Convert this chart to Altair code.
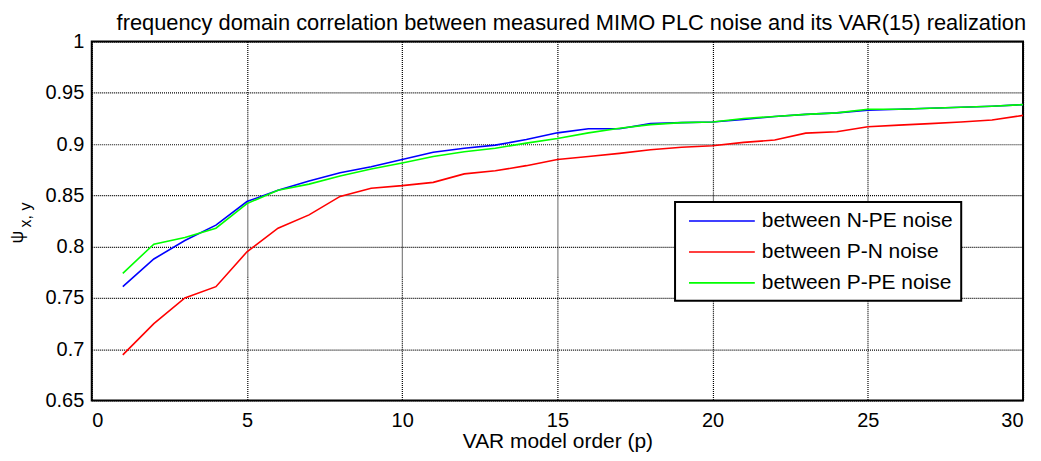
import altair as alt
import pandas as pd

orders = list(range(1, 31))
npe = [0.761, 0.788, 0.806, 0.821, 0.844, 0.855, 0.864, 0.872, 0.878, 0.885,
       0.892, 0.896, 0.899, 0.9045, 0.911, 0.915, 0.915, 0.920, 0.921, 0.9215,
       0.924, 0.927, 0.929, 0.9305, 0.933, 0.934, 0.935, 0.936, 0.937, 0.9385]
pn = [0.6945, 0.725, 0.750, 0.761, 0.795, 0.818, 0.831, 0.849, 0.857, 0.8595,
      0.8627, 0.871, 0.874, 0.879, 0.885, 0.888, 0.891, 0.8945, 0.897, 0.8984,
      0.9017, 0.904, 0.9107, 0.912, 0.917, 0.9185, 0.920, 0.9215, 0.9235, 0.928]
ppe = [0.774, 0.8025, 0.809, 0.818, 0.842, 0.855, 0.861, 0.869, 0.8758, 0.8816,
       0.888, 0.8926, 0.896, 0.901, 0.9055, 0.911, 0.9155, 0.919, 0.921, 0.9215,
       0.925, 0.927, 0.929, 0.9305, 0.934, 0.934, 0.935, 0.936, 0.937, 0.9385]

series_names = ["between N-PE noise", "between P-N noise", "between P-PE noise"]
series_colors = ["#0000FF", "#FF0000", "#00FF00"]

x_ticks = [0, 5, 10, 15, 20, 25, 30]
y_ticks = [0.65, 0.7, 0.75, 0.8, 0.85, 0.9, 0.95, 1.0]

rows = []
for name, vals in zip(series_names, [npe, pn, ppe]):
    for o, v in zip(orders, vals):
        rows.append({"order": o, "psi": v, "series": name})
df = pd.DataFrame(rows)

FONT = "Liberation Sans"

lines = alt.Chart(df).mark_line(strokeWidth=1.6).encode(
    x=alt.X("order:Q", scale=alt.Scale(domain=[0, 30], nice=False),
            axis=alt.Axis(values=x_ticks, title="VAR model order (p)",
                          labelPadding=10, titleY=47, titleBaseline="alphabetic")),
    y=alt.Y("psi:Q", scale=alt.Scale(domain=[0.65, 1.0], nice=False, zero=False),
            axis=alt.Axis(values=y_ticks, format=".2~f", title=None, labelPadding=8)),
    color=alt.Color("series:N",
                    scale=alt.Scale(domain=series_names, range=series_colors),
                    legend=alt.Legend(title=None, orient="none", legendX=585, legendY=161,
                                      symbolType="M-0.5,0H6.1", symbolSize=400,
                                      symbolStrokeWidth=1.6, labelOffset=57,
                                      rowPadding=10, padding=8, labelLimit=400,
                                      strokeColor="black", fillColor="white")),
    order="order:Q",
)

psi = alt.Chart(pd.DataFrame({"t": ["ψ"]})).mark_text(
    angle=270, fontSize=18, font=FONT, color="black").encode(
    x=alt.value(-74), y=alt.value(196), text="t:N")
sub = alt.Chart(pd.DataFrame({"t": ["x, y"]})).mark_text(
    angle=270, fontSize=16, font=FONT, color="black").encode(
    x=alt.value(-66), y=alt.value(174), text="t:N")

chart = alt.layer(lines, psi, sub).properties(
    width=934, height=360,
    title=alt.TitleParams(
        "frequency domain correlation between measured MIMO PLC noise and its VAR(15) realization",
        fontSize=21.9, font=FONT, fontWeight="normal", color="black", offset=8,
        anchor="middle", frame="group", dx=14, dy=11),
    autosize=alt.AutoSizeParams(type="none"),
    padding={"left": 84, "top": 33, "right": 10, "bottom": 60},
).configure_view(
    stroke="black", strokeWidth=2
).configure_axis(
    grid=True, gridColor="black", gridDash=[1, 1], gridOpacity=1, gridWidth=1.2,
    domain=False, ticks=False, tickSize=0,
    labelFont=FONT, labelFontSize=20, labelColor="black",
    titleFont=FONT, titleFontSize=21, titleFontWeight="normal", titleColor="black",
).configure_legend(
    labelFont=FONT, labelFontSize=21, labelColor="black", strokeWidth=2,
)

chart.save("out.html", embed_options={"renderer": "svg", "actions": False})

○ ○ ○

_WRITTEN INSTRUCTION_. Please repeat exactly the data above from its first line to the line that contains "import pandas as pd", inclusive, and leave every picture out.

_PROBLEM SOLUTION_.
Convert this chart to Altair code.
import altair as alt
import pandas as pd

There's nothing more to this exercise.